--- START ---

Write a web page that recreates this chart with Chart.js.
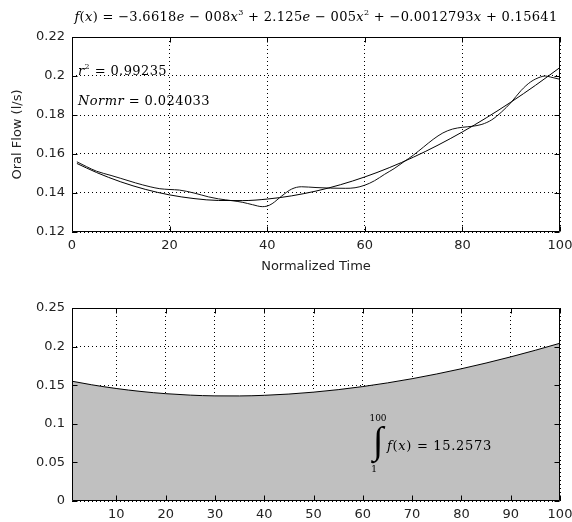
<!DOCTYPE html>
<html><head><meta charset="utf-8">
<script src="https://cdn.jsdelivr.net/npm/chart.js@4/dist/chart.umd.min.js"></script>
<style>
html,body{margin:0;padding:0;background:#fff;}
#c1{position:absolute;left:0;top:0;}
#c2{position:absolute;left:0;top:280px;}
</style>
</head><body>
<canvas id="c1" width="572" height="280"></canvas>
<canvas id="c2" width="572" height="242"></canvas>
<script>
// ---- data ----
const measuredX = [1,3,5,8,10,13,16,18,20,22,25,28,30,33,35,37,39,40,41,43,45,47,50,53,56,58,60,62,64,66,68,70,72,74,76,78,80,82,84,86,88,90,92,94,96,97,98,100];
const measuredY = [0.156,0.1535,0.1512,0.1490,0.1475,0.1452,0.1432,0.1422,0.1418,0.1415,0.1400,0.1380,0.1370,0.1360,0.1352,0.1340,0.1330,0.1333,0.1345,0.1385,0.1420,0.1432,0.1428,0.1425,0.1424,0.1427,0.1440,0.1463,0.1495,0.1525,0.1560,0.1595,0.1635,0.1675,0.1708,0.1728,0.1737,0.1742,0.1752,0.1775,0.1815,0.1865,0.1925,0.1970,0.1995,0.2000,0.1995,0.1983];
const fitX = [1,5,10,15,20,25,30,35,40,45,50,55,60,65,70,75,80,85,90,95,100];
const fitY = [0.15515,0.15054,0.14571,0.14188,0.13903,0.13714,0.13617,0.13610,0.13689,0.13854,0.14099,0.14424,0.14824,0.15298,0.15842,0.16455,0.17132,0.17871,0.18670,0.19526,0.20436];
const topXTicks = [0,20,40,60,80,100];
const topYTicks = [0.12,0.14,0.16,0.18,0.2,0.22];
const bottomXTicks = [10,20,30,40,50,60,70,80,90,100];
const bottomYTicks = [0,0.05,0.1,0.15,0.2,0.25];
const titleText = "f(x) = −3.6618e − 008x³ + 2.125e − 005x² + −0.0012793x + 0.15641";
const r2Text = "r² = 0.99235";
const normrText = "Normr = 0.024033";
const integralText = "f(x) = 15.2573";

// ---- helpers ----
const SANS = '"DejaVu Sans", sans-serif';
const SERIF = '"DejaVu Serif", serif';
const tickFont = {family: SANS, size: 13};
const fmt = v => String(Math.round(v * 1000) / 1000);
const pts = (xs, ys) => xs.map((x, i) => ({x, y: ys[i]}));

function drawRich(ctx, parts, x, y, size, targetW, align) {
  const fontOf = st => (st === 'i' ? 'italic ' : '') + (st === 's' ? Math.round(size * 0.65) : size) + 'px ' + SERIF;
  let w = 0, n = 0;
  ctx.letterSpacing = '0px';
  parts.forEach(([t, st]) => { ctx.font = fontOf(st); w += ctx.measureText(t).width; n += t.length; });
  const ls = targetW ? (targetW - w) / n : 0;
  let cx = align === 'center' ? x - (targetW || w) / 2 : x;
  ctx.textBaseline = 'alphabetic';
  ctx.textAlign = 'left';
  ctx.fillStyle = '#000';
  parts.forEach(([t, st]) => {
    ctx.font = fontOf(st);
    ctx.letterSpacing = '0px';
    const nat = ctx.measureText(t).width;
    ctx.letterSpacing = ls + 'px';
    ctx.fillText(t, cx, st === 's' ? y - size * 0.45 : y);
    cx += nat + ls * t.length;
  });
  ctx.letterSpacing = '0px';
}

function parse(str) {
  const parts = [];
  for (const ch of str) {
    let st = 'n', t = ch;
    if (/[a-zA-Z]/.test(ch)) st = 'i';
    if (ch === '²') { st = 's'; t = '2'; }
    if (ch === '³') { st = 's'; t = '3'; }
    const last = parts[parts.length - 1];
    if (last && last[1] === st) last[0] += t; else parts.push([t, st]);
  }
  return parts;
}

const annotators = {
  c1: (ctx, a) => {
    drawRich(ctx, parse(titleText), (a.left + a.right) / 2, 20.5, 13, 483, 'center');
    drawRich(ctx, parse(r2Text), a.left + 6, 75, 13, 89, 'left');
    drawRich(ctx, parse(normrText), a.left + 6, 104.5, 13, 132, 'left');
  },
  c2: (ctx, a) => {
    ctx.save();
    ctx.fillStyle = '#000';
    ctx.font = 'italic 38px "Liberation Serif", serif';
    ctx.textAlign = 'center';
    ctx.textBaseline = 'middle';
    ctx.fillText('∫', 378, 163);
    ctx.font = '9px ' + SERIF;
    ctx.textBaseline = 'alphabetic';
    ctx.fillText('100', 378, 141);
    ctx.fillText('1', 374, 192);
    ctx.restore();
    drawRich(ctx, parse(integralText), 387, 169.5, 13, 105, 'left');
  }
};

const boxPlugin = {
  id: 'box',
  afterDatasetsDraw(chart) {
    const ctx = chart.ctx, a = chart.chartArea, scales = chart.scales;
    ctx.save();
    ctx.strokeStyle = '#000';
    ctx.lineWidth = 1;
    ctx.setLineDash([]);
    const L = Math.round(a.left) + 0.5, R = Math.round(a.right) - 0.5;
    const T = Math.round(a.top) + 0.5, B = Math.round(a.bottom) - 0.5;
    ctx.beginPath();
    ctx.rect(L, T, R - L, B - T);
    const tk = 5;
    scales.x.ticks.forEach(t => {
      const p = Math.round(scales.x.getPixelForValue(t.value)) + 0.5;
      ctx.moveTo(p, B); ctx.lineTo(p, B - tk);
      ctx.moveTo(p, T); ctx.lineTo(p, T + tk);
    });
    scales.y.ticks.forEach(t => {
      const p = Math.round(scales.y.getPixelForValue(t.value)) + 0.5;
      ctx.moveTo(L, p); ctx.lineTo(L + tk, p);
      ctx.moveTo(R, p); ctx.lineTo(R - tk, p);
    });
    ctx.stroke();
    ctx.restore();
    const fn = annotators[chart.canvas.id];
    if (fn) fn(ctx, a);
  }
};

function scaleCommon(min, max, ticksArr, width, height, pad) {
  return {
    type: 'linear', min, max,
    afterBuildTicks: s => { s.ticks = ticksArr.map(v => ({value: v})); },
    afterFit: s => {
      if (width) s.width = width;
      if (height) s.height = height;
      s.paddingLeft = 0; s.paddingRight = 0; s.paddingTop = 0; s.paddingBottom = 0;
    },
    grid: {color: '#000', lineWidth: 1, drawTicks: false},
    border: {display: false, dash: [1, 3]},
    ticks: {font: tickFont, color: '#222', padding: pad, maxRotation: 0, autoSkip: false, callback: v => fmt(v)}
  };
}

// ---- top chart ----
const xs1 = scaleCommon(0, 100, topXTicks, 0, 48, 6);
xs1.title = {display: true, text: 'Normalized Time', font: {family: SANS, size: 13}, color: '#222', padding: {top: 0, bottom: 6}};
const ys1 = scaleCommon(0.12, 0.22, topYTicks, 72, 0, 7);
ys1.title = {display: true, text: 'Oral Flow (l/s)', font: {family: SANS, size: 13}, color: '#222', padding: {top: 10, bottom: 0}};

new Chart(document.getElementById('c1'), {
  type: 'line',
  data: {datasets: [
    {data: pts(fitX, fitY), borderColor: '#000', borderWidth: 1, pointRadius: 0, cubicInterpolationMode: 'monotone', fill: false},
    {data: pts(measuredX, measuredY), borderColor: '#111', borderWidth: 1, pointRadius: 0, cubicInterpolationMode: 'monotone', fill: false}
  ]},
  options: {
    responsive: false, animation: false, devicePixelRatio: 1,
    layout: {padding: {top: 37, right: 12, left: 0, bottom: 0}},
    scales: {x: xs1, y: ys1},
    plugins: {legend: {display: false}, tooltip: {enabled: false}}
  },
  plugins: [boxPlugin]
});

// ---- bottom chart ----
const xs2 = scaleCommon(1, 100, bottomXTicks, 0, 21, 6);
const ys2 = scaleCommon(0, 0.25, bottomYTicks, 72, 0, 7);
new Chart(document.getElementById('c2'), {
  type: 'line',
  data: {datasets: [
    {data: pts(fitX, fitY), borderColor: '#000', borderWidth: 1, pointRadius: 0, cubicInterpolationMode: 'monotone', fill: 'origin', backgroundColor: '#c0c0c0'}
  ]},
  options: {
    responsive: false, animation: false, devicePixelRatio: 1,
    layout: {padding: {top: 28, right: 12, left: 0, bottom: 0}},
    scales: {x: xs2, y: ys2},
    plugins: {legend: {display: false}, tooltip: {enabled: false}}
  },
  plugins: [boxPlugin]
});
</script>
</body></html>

--- END ---
--- START ---

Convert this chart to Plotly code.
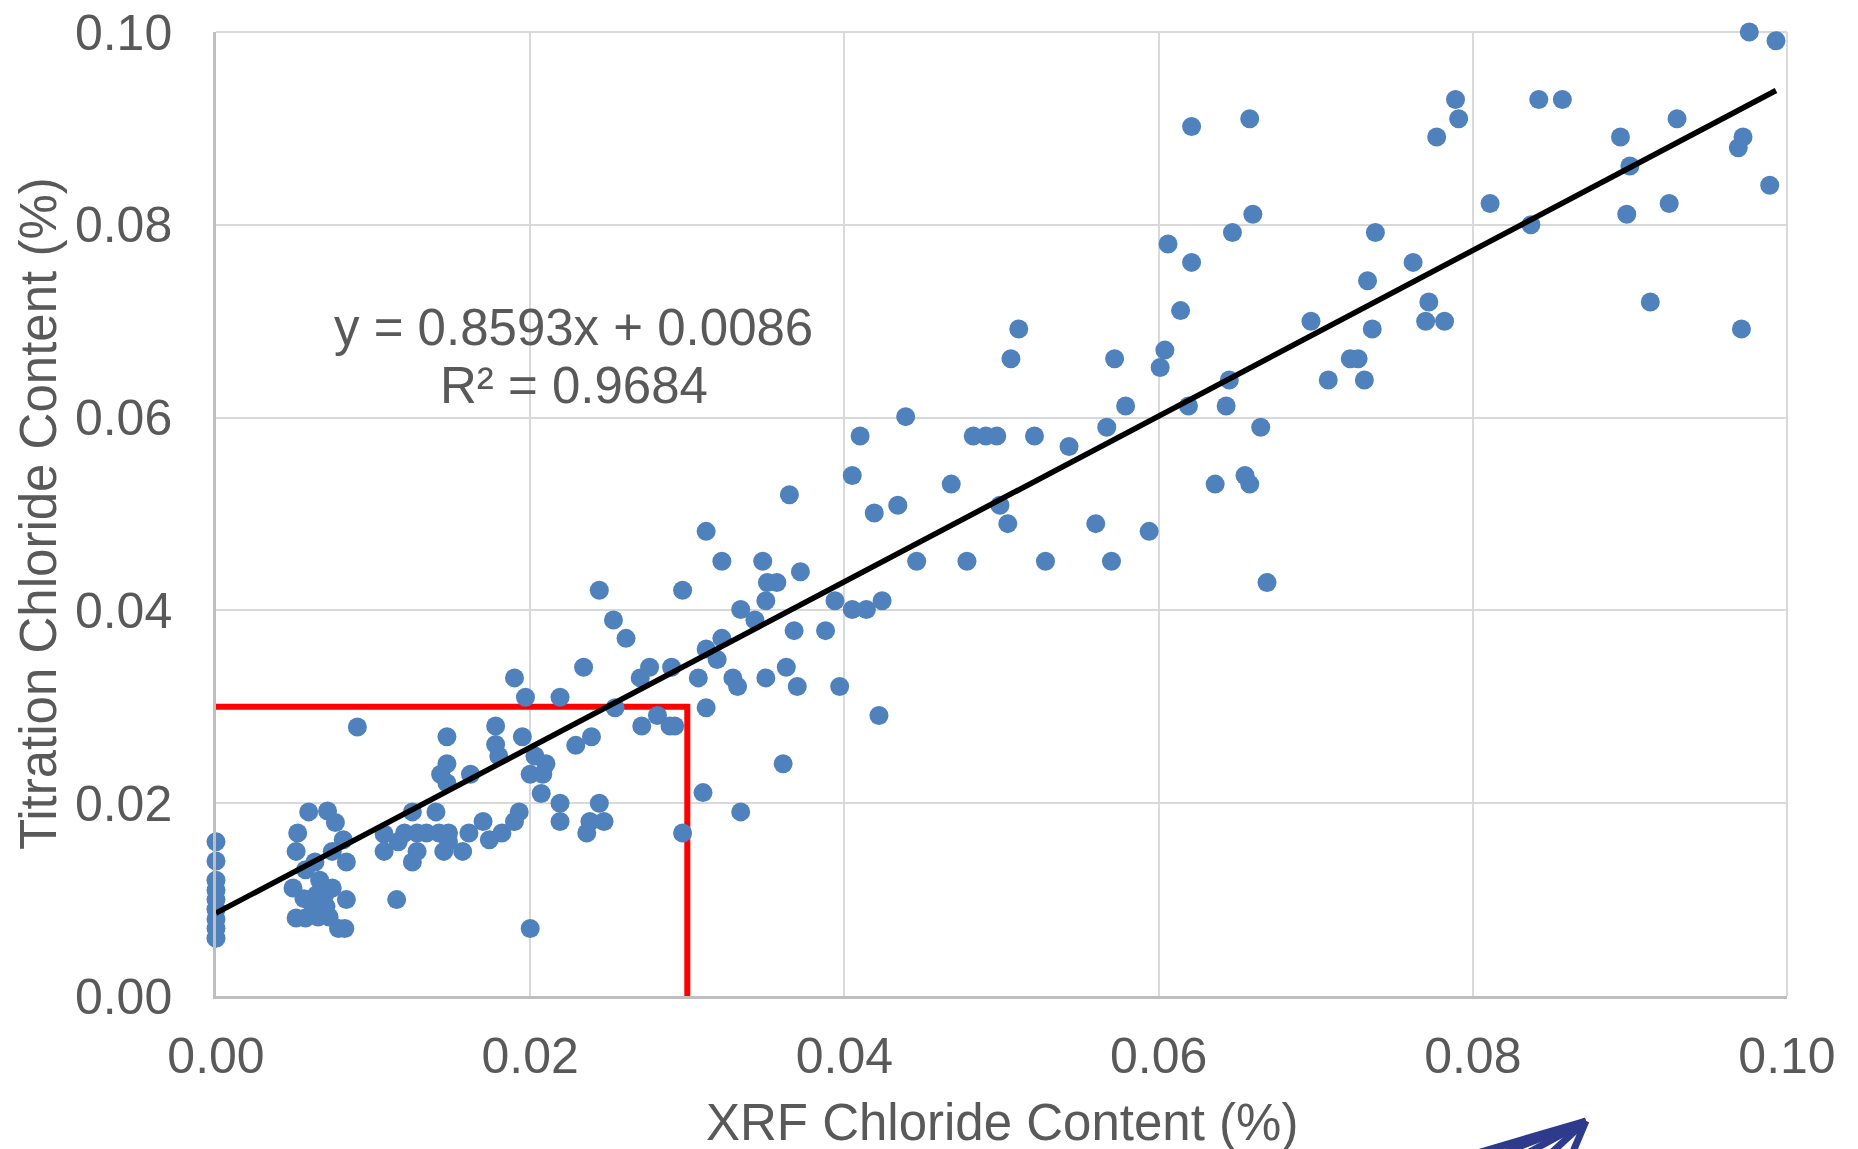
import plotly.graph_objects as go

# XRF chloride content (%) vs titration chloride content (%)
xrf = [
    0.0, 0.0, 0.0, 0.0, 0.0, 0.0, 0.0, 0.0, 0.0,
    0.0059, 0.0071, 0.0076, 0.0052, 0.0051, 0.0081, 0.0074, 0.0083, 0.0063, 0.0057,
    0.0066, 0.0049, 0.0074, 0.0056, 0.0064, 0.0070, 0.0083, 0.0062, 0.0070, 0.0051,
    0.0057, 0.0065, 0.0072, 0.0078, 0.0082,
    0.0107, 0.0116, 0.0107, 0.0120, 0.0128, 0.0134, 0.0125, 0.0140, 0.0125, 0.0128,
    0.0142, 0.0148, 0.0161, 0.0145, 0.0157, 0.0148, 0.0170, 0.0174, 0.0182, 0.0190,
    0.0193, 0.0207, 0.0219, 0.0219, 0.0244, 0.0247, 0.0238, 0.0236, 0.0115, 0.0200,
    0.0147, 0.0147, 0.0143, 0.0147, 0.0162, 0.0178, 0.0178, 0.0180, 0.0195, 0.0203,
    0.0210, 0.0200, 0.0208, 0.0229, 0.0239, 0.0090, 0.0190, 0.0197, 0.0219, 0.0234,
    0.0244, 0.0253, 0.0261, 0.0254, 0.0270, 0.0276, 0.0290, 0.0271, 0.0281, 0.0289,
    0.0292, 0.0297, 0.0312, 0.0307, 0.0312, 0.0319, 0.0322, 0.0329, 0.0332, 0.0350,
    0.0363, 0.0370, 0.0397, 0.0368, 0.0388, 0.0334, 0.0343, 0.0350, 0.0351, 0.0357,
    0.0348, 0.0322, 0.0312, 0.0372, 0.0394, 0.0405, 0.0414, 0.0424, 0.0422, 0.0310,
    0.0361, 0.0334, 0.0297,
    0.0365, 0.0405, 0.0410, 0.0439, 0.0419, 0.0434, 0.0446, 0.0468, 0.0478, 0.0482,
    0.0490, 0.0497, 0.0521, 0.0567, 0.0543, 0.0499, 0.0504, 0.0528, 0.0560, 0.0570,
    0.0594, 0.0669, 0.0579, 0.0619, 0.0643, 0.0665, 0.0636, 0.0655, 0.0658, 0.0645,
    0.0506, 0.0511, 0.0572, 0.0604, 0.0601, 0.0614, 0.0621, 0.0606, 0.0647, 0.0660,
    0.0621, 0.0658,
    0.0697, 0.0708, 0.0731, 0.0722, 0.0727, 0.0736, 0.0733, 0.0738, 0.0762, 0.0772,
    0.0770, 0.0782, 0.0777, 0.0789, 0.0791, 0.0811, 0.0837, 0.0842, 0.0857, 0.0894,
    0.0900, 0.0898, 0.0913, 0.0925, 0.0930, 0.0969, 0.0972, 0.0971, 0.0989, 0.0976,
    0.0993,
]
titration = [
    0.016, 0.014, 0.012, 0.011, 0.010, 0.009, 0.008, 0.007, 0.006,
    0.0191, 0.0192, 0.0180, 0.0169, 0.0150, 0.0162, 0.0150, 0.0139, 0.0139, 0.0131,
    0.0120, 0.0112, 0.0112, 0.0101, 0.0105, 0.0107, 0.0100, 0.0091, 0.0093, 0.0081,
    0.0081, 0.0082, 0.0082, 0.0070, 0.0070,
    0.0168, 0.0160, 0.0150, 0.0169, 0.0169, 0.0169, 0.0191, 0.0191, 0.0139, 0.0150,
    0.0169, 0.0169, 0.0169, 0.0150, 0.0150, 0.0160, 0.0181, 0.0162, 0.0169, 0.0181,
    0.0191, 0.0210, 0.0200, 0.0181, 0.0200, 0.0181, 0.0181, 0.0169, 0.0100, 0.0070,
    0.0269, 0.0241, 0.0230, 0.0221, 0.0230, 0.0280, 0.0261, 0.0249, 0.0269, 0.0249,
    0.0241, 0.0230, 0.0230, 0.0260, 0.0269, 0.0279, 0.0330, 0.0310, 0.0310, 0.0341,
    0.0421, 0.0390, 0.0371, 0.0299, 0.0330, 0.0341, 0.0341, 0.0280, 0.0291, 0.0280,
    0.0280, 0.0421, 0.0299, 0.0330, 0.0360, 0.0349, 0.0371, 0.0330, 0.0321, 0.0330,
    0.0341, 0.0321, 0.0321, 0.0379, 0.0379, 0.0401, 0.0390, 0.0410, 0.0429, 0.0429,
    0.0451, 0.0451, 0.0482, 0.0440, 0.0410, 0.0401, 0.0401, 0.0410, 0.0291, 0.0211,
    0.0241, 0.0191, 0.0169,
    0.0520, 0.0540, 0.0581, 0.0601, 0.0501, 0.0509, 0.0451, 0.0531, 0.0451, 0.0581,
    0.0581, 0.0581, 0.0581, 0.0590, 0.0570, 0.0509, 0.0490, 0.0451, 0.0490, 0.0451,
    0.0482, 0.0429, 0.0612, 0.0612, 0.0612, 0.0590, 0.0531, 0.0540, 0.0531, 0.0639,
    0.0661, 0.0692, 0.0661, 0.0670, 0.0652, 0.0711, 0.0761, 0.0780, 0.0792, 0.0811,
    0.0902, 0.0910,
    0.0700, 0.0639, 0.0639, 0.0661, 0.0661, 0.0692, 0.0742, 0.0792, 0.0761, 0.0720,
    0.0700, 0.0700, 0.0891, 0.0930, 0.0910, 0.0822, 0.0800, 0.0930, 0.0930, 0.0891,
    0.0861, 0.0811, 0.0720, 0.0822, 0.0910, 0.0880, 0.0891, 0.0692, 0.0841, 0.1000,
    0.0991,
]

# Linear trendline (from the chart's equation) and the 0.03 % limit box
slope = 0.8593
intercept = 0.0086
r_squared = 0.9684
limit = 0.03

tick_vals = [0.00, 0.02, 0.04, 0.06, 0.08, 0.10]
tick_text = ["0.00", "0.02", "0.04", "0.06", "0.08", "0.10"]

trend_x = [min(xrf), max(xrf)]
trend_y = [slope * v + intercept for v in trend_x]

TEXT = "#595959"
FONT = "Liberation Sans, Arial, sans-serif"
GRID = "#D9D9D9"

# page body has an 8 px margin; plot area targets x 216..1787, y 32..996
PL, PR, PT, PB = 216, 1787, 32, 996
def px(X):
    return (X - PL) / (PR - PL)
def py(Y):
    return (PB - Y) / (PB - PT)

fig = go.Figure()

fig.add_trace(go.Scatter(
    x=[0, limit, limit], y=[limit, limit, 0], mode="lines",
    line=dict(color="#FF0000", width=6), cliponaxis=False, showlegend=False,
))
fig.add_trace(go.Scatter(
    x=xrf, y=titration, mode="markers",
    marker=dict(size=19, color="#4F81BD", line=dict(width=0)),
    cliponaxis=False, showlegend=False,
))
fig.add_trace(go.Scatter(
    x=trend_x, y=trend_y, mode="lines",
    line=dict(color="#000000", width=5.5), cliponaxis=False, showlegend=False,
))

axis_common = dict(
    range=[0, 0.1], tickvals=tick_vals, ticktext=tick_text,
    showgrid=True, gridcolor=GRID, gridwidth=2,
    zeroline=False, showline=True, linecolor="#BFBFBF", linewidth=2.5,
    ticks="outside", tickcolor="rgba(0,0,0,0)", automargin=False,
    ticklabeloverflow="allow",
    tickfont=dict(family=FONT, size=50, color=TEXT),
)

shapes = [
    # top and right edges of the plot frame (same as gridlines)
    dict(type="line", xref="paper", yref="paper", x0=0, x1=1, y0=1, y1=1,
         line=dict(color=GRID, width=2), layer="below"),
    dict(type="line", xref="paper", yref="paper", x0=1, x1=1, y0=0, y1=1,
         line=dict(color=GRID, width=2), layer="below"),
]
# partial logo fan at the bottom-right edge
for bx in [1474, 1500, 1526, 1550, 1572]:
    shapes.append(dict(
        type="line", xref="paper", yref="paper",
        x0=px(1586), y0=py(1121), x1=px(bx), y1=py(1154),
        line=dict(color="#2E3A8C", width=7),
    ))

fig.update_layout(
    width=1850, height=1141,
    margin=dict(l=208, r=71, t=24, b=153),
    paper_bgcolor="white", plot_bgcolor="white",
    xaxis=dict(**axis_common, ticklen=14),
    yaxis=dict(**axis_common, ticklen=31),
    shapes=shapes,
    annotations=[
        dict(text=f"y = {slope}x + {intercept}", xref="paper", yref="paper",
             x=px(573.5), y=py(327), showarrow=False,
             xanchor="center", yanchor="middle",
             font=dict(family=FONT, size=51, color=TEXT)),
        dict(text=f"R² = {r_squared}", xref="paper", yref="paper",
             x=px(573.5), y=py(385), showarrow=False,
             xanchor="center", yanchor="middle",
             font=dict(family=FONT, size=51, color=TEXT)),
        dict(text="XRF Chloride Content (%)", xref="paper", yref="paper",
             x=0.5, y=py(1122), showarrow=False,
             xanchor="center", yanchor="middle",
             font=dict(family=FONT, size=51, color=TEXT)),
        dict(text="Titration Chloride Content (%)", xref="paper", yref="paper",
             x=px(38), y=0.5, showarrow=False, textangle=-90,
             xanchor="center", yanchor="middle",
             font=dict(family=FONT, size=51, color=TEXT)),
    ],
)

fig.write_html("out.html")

--- END ---

◆ **To be done**
Taking the entries above, extract every line from the one bearing "Convert this chart to Plotly code." through the one bearing "import plotly.graph_objects as go", exactly, with no pictures.

◆ **The response**
Convert this chart to Plotly code.
import plotly.graph_objects as go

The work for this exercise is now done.